RECORDS FOR THIS EXERCISE
** Start **

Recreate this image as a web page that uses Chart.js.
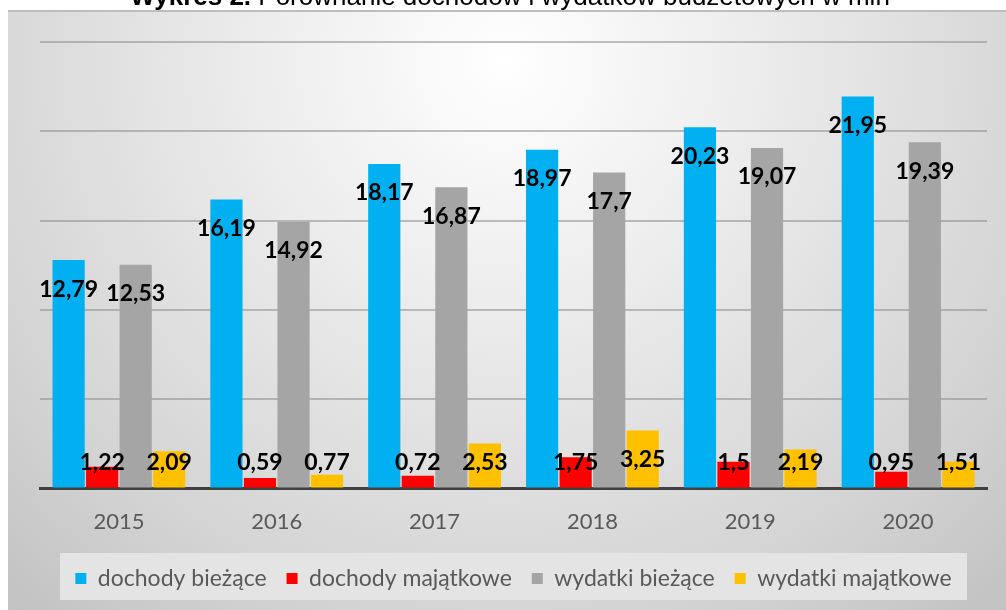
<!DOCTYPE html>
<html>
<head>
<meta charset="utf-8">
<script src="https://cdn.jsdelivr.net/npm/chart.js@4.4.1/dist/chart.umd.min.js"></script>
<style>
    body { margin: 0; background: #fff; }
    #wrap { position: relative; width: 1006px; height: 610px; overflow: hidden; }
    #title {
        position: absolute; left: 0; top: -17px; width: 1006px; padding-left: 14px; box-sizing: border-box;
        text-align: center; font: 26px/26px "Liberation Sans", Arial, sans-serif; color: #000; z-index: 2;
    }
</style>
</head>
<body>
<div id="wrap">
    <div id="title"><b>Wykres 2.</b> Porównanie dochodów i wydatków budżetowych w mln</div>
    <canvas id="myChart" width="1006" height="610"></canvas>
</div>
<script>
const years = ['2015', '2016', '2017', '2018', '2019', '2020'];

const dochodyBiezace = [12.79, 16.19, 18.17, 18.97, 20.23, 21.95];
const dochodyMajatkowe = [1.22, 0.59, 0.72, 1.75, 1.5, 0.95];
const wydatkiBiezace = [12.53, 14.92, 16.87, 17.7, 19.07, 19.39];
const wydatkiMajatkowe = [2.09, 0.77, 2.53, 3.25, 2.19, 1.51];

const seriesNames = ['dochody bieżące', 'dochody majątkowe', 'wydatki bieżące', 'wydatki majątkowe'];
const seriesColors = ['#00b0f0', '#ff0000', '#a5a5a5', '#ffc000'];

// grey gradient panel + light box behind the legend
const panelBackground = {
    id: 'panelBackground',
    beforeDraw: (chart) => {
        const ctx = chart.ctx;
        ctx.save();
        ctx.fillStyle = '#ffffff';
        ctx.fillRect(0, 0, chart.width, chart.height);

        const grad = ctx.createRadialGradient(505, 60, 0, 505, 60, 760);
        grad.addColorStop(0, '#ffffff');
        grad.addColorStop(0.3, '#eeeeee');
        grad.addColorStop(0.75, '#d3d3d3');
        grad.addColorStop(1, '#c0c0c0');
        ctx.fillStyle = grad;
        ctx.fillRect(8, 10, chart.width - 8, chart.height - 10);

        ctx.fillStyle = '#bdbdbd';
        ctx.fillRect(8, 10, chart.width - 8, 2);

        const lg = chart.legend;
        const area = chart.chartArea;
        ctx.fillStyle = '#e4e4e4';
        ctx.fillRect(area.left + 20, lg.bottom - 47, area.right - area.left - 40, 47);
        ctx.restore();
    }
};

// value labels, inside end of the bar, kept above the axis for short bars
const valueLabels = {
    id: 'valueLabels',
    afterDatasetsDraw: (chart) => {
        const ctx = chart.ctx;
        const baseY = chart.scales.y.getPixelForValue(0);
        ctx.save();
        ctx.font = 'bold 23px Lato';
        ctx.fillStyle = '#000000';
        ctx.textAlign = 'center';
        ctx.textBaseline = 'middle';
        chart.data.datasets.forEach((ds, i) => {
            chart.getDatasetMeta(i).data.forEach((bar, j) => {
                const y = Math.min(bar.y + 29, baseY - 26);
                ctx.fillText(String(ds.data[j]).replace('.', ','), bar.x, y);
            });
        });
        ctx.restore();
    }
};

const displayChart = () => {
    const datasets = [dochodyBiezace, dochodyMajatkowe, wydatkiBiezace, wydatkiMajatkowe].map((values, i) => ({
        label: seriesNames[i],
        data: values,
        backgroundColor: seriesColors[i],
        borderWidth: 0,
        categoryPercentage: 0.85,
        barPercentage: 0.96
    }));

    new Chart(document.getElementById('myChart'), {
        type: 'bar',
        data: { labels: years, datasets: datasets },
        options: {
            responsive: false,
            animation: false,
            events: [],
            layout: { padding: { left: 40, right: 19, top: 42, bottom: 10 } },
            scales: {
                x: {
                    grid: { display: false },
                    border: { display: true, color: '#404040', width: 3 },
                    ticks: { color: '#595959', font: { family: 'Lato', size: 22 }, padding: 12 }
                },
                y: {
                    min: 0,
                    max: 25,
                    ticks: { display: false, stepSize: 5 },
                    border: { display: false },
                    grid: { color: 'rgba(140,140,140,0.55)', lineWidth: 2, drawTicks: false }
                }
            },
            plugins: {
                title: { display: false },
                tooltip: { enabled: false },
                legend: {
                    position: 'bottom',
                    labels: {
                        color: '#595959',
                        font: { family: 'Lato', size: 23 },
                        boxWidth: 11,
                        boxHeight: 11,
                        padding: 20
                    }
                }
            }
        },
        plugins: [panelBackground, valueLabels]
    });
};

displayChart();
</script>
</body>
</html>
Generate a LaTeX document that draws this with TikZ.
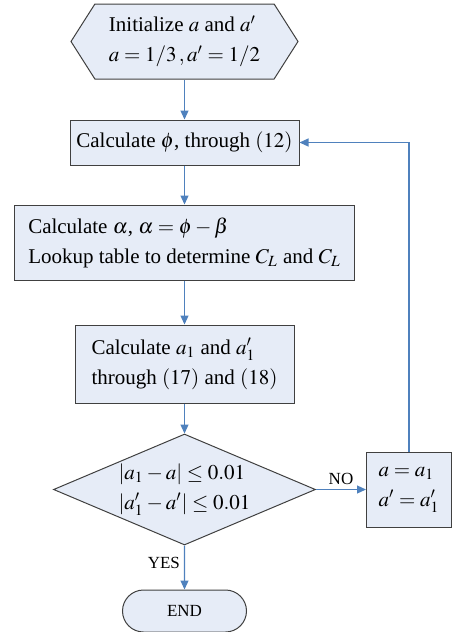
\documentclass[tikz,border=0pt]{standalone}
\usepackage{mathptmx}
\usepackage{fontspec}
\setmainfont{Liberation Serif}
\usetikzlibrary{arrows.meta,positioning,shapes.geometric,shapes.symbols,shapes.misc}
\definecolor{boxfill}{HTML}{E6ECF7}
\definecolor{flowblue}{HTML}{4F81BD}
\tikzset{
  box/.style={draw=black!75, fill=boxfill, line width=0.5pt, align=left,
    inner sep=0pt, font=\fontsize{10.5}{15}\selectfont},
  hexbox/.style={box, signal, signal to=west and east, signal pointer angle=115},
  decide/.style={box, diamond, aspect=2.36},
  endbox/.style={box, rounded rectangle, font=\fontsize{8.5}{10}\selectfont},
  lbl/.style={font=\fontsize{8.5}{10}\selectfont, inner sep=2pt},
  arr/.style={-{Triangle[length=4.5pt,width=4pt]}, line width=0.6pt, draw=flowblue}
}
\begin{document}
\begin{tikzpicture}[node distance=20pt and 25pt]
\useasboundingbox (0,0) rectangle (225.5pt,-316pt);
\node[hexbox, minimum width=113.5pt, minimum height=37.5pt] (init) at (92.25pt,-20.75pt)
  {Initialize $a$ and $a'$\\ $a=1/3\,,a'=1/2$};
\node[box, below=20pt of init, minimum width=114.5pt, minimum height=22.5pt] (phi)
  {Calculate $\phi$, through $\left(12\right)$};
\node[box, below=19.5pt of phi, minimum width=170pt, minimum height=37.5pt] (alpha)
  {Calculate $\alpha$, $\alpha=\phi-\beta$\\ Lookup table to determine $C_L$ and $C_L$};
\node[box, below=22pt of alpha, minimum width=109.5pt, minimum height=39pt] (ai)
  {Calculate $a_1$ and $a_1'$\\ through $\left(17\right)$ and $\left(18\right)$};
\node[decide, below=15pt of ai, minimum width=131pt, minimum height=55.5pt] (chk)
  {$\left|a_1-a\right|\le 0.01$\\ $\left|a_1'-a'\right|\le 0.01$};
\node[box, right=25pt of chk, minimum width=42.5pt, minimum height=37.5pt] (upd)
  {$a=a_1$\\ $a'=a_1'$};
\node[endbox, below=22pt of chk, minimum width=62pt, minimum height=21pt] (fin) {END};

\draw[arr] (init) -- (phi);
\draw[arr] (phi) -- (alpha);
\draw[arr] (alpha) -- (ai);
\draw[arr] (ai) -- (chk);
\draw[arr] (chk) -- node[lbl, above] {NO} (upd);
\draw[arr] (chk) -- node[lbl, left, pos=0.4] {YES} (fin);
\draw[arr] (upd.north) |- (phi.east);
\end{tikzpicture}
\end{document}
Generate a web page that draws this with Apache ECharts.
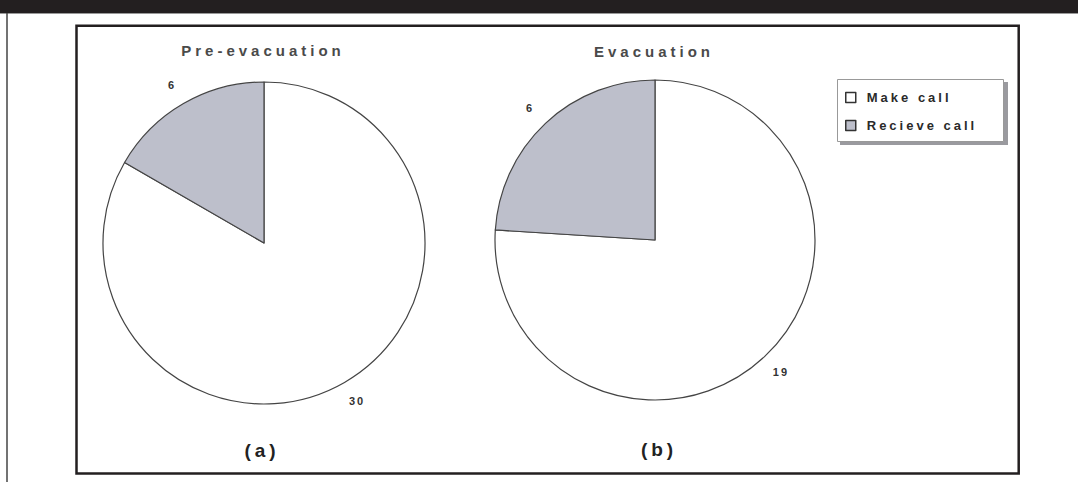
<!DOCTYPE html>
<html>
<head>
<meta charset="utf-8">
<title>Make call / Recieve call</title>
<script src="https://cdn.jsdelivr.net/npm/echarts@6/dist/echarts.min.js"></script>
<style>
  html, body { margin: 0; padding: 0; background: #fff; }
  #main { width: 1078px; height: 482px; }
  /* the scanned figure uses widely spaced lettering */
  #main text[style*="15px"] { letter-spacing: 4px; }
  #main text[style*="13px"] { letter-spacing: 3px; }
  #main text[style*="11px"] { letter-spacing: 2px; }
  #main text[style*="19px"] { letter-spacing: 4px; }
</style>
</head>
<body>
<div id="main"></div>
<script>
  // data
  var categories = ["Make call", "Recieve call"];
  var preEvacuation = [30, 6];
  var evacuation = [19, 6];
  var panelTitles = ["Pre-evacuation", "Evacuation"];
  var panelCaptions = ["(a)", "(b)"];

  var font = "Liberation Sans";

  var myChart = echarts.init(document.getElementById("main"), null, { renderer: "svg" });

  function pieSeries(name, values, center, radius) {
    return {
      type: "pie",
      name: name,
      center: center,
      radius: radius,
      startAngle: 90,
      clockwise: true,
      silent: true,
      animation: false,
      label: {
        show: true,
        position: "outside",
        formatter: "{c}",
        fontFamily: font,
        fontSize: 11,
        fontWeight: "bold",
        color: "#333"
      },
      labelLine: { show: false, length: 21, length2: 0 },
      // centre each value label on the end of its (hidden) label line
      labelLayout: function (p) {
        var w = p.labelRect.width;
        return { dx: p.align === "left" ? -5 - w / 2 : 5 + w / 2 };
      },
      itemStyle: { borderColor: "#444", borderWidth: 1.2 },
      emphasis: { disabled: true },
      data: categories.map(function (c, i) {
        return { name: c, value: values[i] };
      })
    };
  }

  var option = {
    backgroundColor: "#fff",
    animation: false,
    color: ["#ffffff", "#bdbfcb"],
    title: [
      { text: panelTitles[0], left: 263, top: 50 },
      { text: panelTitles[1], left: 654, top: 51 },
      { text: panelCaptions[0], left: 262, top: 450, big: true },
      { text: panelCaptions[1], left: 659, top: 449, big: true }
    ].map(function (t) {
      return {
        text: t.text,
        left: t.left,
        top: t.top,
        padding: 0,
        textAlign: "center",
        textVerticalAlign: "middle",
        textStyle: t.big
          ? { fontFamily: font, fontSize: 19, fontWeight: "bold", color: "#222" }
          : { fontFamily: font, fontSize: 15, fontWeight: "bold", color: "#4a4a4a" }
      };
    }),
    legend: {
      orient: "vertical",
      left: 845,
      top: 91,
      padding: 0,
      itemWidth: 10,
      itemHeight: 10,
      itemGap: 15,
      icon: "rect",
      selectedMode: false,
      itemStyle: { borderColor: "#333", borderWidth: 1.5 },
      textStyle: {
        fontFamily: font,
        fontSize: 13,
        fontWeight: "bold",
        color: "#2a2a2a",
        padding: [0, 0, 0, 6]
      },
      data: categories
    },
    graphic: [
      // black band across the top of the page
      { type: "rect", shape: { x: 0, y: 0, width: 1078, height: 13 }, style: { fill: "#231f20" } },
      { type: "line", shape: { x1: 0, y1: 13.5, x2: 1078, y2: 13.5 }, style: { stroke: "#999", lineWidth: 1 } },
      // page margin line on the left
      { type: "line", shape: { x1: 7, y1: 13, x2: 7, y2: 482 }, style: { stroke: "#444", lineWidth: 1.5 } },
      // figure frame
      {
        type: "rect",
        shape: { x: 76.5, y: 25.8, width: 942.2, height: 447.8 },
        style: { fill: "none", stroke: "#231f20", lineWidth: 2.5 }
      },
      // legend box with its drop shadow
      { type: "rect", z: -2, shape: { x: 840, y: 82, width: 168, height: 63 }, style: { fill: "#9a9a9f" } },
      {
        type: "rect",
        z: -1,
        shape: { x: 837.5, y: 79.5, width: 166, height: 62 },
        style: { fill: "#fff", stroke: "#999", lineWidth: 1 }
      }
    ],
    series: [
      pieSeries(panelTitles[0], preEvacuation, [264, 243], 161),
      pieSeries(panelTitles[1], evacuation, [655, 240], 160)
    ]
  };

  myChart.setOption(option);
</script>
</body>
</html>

** End **

REQUEST
Extract all lines that hold the word "page".

COMPLETED TASK
Recreate this image as a web page that uses Chart.js.
Generate a web page that draws this with Apache ECharts.
      // black band across the top of the page
      // page margin line on the left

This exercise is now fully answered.